REPUBLIKA.CO.ID, JAKARTA -- Gaya hidup boros memang kerap menyisakan masalah. Pendapatan yang tak seberapa mesti dipaksakan untuk menuruti pengeluaran yang luar biasa.
Ironisnya, sering kali pembelajaan tersebut diperuntukkan alokasi yang tidak urgen. Pola hidup ini pun telah merajai hampir seluruh lapisan masyarakat. Tidak hanya di level individual, tetapi juga kolegial yang berkorelasi dengan institusi.
Syekh Dr Abdullah bin Ibrahim ath-Thariqi mencoba menganalisis fenomena itu melalui bukunya yang berjudul Musykilat as-Saraf fi al-Mujtama’ al-Muslim wa ‘Ilajuha fi Dhau’ al-Islam. Tinjauan akademisnya itu sangat komprehensif.
Pola hidup boros dikaji dari berbagai aspeknya. Mulai dari definisi, klasifikasi, dampak boros, kriteria boros, dan tak ketinggalan soal solusi bagaimana mengikis gaya dan pola hidup boros.
Aksi berboros ria, menurutnya, bila tak segera diatasi maka akan berdampak domino. Bukan hanya pada diri orang yang bersangkutan, melainkan juga membawa efek bagi lingkungan sekitar.
Kisah Qarun cukup menjadi pelajaran penting. Dengan bergelimang harta, Qarun lupa akan segalanya dan menghambur-hamburkan kekayaannya dan bukan untuk tujuan beribadah.

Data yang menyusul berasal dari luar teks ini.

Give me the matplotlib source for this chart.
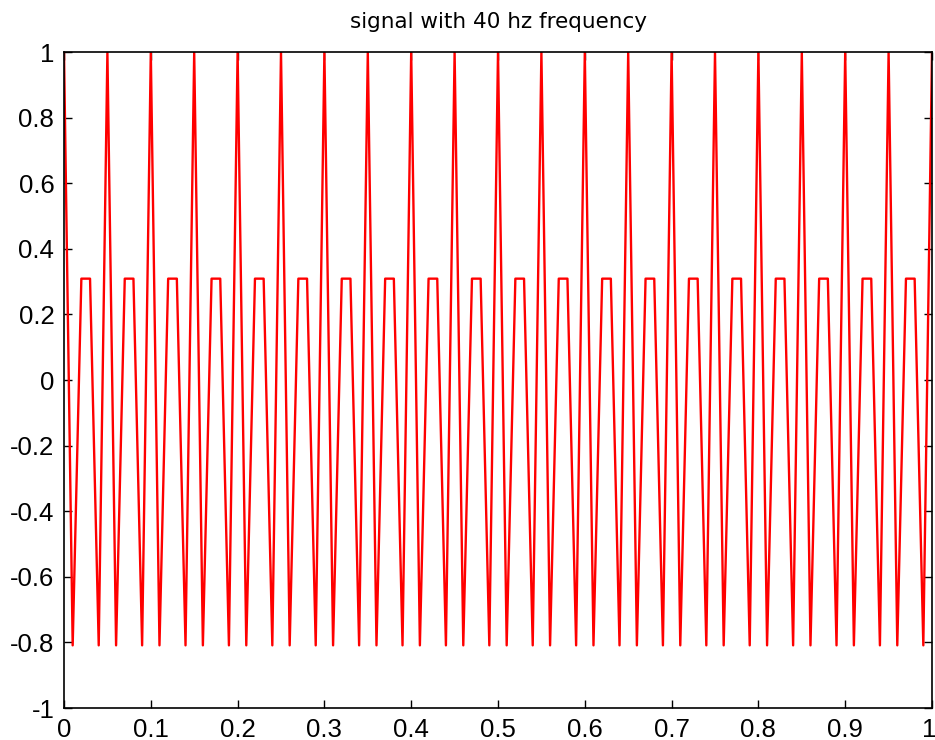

Sebagai hukuman Allah SWT membinasakan Qarun beserta harta yang ia elu-elukan. “Maka, Kami benamkanlah Karun beserta rumahnya ke dalam bumi. Maka, tidak ada baginya suatu golongan pun yang menolongnya terhadap azab Allah. Dan, tiadalah ia termasuk orang-orang (yang dapat) membela (dirinya).” (QS al-Qashash [28]: 81).
Sikap boros berakibat pula pada stabilitas kejiwaan dan kepekaan spiritual seseorang. Bergaya hidup boros akan mudah melalaikannya dari perkara hak dan mudah terjerembab mengikuti hawa nafsu.
Ibnu al-Qayyim menegaskan, hedonisme akan melumpuhkan langkah menuju Allah dan hari akhir. Maka, jangan biarkan sifat boros menghalangi langkah tersebut sedikit pun. Abdullah bin al-Mubarak pernah bersenandung, “Kulihat dosa bakal mematikan hati dan boros akan mencandukannya.”
Di level sosial, boros juga berdampak fatal. Bergaya hidup mewah dan menghambur-hamburkan harta untuk keperluan yang tidak urgen dan mendasar, akan menyisakan kecemburan sosial akut. Maka, muncullah paradoks dan ketimpangan. Di sudut sana, para dhuafa memeras keringat dan membanting tulang mencari sesuap nasi.
Pada saat yang sama, ratusan ribu bahkan jutaan rupiah digelontorkan demi keperluan sepele. Spirit menghindari kecemburuan sosial itu pula yang tertuang di ayat 9 dan 10 surah ad-Dhuha. “Sebab itu, terhadap anak yatim janganlah kamu berlaku sewenang-wenang. Dan, terhadap orang yang minta-minta, janganlah kamu menghardiknya.”